— begin —
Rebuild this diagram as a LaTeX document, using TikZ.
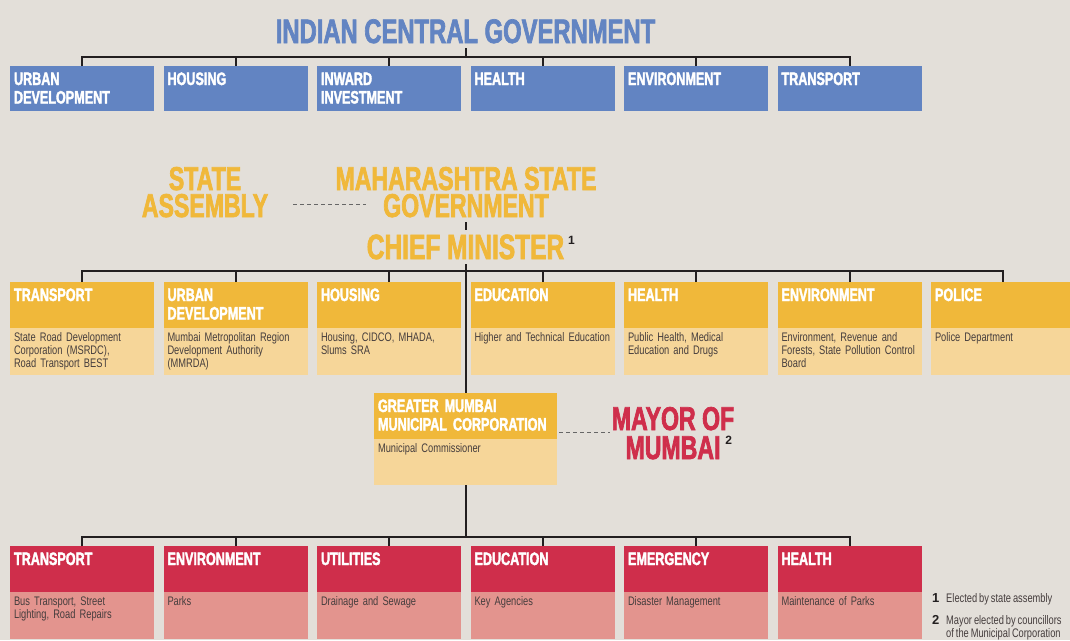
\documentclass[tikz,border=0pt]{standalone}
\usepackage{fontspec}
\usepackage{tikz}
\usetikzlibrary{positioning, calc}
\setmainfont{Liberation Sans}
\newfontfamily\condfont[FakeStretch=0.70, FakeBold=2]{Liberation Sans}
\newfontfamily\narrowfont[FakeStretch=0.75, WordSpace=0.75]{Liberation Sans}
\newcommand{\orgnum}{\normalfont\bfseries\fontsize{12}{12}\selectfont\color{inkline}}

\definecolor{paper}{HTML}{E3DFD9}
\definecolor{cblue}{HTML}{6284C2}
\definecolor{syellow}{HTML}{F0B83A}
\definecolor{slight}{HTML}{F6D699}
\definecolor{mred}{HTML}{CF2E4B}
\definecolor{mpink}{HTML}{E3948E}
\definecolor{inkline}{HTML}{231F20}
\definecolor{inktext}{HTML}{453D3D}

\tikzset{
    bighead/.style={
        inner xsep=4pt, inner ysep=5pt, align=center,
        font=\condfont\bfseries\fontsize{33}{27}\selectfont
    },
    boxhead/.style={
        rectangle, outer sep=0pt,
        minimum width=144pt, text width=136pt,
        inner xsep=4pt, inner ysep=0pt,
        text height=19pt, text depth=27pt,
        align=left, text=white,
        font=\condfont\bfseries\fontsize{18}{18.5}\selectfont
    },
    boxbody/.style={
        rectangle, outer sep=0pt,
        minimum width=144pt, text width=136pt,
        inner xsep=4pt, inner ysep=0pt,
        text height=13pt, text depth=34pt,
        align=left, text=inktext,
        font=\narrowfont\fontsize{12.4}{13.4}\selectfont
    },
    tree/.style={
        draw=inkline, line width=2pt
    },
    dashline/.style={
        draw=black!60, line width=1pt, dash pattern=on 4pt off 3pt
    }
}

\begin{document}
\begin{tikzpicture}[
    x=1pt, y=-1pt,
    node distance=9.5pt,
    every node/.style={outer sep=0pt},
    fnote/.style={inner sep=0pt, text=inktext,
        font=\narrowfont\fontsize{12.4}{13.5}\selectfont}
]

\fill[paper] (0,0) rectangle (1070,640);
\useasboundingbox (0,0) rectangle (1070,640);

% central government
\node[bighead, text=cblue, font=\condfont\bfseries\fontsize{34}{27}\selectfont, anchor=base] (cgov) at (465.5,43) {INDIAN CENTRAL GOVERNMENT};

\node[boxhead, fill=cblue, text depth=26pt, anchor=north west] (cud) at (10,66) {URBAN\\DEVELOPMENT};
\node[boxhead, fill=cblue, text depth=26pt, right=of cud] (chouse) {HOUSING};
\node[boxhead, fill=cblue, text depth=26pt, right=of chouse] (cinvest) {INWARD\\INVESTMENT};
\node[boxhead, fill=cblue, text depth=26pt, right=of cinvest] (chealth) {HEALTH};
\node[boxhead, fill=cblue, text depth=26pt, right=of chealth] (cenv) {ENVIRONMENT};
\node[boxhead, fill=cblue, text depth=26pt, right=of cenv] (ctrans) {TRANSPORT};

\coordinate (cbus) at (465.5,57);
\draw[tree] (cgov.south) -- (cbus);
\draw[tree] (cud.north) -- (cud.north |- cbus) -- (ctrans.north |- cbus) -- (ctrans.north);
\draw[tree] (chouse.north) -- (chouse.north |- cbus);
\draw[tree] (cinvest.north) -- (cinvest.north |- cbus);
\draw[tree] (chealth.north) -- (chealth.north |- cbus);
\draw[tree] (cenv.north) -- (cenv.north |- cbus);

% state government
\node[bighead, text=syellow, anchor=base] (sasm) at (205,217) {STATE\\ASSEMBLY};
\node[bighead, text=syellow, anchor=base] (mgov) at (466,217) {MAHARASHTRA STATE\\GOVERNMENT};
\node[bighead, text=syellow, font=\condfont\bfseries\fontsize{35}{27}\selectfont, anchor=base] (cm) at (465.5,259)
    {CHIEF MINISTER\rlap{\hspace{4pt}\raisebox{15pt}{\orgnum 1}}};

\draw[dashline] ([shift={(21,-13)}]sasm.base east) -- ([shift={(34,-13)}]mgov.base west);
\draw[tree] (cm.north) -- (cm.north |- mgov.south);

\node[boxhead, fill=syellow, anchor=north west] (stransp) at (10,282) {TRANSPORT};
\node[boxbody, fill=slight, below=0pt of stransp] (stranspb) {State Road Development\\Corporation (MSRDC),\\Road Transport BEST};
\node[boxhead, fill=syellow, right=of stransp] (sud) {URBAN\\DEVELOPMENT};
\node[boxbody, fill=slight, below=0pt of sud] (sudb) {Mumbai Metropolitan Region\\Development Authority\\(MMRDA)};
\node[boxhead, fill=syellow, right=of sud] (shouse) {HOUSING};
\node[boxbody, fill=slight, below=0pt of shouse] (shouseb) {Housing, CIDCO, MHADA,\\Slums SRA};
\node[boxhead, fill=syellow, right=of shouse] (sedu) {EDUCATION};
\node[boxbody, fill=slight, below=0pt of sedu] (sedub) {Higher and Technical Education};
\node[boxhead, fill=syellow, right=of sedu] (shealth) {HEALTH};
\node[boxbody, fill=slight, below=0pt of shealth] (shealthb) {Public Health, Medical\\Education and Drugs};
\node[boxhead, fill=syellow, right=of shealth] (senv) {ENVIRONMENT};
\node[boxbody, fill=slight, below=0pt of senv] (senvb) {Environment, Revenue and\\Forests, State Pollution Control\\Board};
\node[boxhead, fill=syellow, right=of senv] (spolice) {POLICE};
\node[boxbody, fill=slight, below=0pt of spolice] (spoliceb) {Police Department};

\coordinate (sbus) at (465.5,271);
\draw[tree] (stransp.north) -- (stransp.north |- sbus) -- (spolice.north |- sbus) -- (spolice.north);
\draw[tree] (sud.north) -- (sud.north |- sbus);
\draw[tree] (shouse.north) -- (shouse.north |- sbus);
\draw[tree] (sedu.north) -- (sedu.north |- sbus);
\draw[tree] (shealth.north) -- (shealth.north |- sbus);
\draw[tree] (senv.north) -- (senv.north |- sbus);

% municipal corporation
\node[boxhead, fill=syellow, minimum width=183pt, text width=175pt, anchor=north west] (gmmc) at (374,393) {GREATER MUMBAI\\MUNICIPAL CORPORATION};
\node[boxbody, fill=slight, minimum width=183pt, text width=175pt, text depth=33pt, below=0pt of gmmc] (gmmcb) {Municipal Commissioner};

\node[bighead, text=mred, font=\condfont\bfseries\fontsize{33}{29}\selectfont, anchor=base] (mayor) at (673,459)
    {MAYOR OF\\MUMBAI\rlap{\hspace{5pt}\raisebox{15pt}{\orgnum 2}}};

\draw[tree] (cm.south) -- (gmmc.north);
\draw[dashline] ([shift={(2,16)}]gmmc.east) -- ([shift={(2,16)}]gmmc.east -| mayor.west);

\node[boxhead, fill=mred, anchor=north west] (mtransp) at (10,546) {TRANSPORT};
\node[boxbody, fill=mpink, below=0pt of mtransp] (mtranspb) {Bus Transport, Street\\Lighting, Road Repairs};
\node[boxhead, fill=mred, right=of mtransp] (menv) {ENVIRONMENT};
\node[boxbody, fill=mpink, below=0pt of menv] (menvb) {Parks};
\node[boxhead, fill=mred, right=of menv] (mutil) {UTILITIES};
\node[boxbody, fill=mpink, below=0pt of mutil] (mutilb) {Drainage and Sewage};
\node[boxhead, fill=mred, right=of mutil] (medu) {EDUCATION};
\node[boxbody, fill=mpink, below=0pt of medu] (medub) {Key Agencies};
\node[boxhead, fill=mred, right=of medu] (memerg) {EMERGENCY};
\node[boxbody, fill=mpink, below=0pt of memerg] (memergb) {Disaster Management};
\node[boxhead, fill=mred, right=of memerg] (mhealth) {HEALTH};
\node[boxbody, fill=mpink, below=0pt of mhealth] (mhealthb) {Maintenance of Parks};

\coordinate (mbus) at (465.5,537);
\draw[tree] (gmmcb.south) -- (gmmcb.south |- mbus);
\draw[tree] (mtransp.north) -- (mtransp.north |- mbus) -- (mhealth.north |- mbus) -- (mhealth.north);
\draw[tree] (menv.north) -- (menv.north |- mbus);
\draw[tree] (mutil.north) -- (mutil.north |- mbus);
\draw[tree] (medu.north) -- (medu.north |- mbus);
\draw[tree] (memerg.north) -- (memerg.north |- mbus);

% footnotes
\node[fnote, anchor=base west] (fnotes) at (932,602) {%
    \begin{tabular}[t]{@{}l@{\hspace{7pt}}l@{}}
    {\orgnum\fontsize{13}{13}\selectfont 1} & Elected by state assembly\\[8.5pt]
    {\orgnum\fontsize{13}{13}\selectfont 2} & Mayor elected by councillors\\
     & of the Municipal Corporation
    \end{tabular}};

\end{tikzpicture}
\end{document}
— end —
Task prompt:
Repeat only the lines between the start of the data and the line with "anchor=base] (cgov) at", including those two lines, and skip the pictures.

Response to the exercise:
Rebuild this diagram as a LaTeX document, using TikZ.
\documentclass[tikz,border=0pt]{standalone}
\usepackage{fontspec}
\usepackage{tikz}
\usetikzlibrary{positioning, calc}
\setmainfont{Liberation Sans}
\newfontfamily\condfont[FakeStretch=0.70, FakeBold=2]{Liberation Sans}
\newfontfamily\narrowfont[FakeStretch=0.75, WordSpace=0.75]{Liberation Sans}
\newcommand{\orgnum}{\normalfont\bfseries\fontsize{12}{12}\selectfont\color{inkline}}

\definecolor{paper}{HTML}{E3DFD9}
\definecolor{cblue}{HTML}{6284C2}
\definecolor{syellow}{HTML}{F0B83A}
\definecolor{slight}{HTML}{F6D699}
\definecolor{mred}{HTML}{CF2E4B}
\definecolor{mpink}{HTML}{E3948E}
\definecolor{inkline}{HTML}{231F20}
\definecolor{inktext}{HTML}{453D3D}

\tikzset{
    bighead/.style={
        inner xsep=4pt, inner ysep=5pt, align=center,
        font=\condfont\bfseries\fontsize{33}{27}\selectfont
    },
    boxhead/.style={
        rectangle, outer sep=0pt,
        minimum width=144pt, text width=136pt,
        inner xsep=4pt, inner ysep=0pt,
        text height=19pt, text depth=27pt,
        align=left, text=white,
        font=\condfont\bfseries\fontsize{18}{18.5}\selectfont
    },
    boxbody/.style={
        rectangle, outer sep=0pt,
        minimum width=144pt, text width=136pt,
        inner xsep=4pt, inner ysep=0pt,
        text height=13pt, text depth=34pt,
        align=left, text=inktext,
        font=\narrowfont\fontsize{12.4}{13.4}\selectfont
    },
    tree/.style={
        draw=inkline, line width=2pt
    },
    dashline/.style={
        draw=black!60, line width=1pt, dash pattern=on 4pt off 3pt
    }
}

\begin{document}
\begin{tikzpicture}[
    x=1pt, y=-1pt,
    node distance=9.5pt,
    every node/.style={outer sep=0pt},
    fnote/.style={inner sep=0pt, text=inktext,
        font=\narrowfont\fontsize{12.4}{13.5}\selectfont}
]

\fill[paper] (0,0) rectangle (1070,640);
\useasboundingbox (0,0) rectangle (1070,640);

% central government
\node[bighead, text=cblue, font=\condfont\bfseries\fontsize{34}{27}\selectfont, anchor=base] (cgov) at (465.5,43) {INDIAN CENTRAL GOVERNMENT};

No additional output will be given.